Des vignes accrochées aux falaises des Cinque Terre en aplomb sur la mer, aux bouteilles de vin pétillant immergées dans les flots, la viticulture prend des allures spectaculaires en Ligurie, région du nord de l'Italie célèbre pour ses paysages éblouissants.

«La difficulté ici c'est le coût de la main-d'oeuvre, puis les murets en pierre qu'il faut constamment reconstruire», raconte Cesare Scorza, en cueillant les dernières grappes dans son vignoble qui s'étend sur un terrain donnant le vertige tellement la pente est forte, 30 degrés de la verticale.

«Ce genre d'exploitation est coûteux», assure ce propriétaire de deux hectares de terrain dans le petit village de Manarola, situé dans le parc national des Cinque Terre, déplorant la disparition progressive de cette tradition.

Les agriculteurs se déplacent dans les vignobles le long d'une sorte d'échelles de bois, comme suspendus entre ciel et terre, ou en s'accrochant au muret de soutien en pierre construit horizontalement.

Les grappes de raisin grimpent le long des vignobles dans un genre d'ascenseur spécial qui se déplace comme un tracteur le long d'une «voie ferrée» monorail.

«Une bonne partie du coût de la production est due aux sangliers qui détruisent les murets et mangent le raisin», ajoute M. Scorza.

En dépit des difficultés, la Ligurie a été pendant des siècles grande productrice de vin. Elle fournissait les riches marchands de la grande ville portuaire de Gênes, voisine de la région des Cinque Terre.

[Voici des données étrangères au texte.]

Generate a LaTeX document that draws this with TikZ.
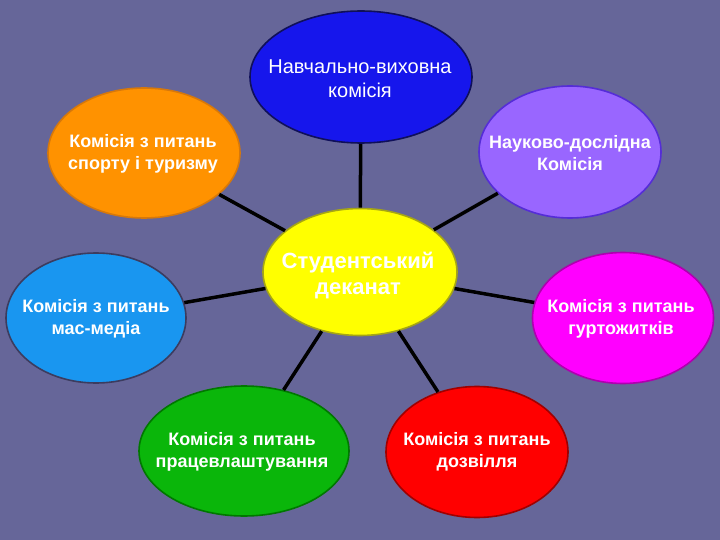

Les moyens de transport modernes ont rendu les vins des régions voisines, comme la Toscane ou le Piémont, plus compétitifs, mais les amateurs des vins ligures assurent que la brise marine confère à ces derniers un goût incomparable.

«Le vin des abysses»

Les producteurs ont d'ailleurs su se créer un créneau de niche dans les vins haut de gamme avec le «Sciacchetra», un vin doux qui se boit au dessert et dont le prix peut atteindre 70 euros la bouteille.

Un producteur de vin local particulièrement ingénieux a inventé ce qu'il appelle «le vin des abysses».

Pierluigi Lugano, ancien professeur d'histoire de l'art, tient des milliers de bouteilles de son vin mousseux au fond de la mer, près du célèbre port de Portofino.

«L'obscurité et la température constante de 15 degrés sont importantes et en plus il y a des conditions qui n'existent pas dans une cave traditionnelle, comme la pression extérieure qui aide le perlage», la formation des +bulles+ dans le vin, assure-t-il.

L'idée lui est venue en raison de son amour pour l'archéologie marine et à la suite de la découverte sur des épaves d'amphores romaines qui contenaient encore de l'huile d'olive ou du vin préservés grâce à la mer.

Le remuage des bouteilles au fond de la mer devient également un mouvement naturel grâce aux courants sous-marins tandis que l'absence d'oxygène aide le vin à mûrir, selon son producteur.

Les bouteilles sont stockées dans de grandes cages à environ 60 mètres de profondeur et M. Lugano utilise également l'épave vieille de 100 ans d'un ancien yacht qui appartenait à la famille des banquiers Rotshchild.

Une fois tirées dehors, les bouteilles sont couvertes d'algues et de mollusques, «ça ressemble à de la science-fiction», note M. Lugano, mais cela attire les amateurs.

M. Lugano a commencé en 2010 avec 6500 bouteilles au fond de la mer qui sont devenues 15 000 cette année, plus de 10% de sa production annuelle, mais il prévoit de continuer à croître pour éviter «le risque d'extinction» de la viticulture en bord de mer en Ligurie.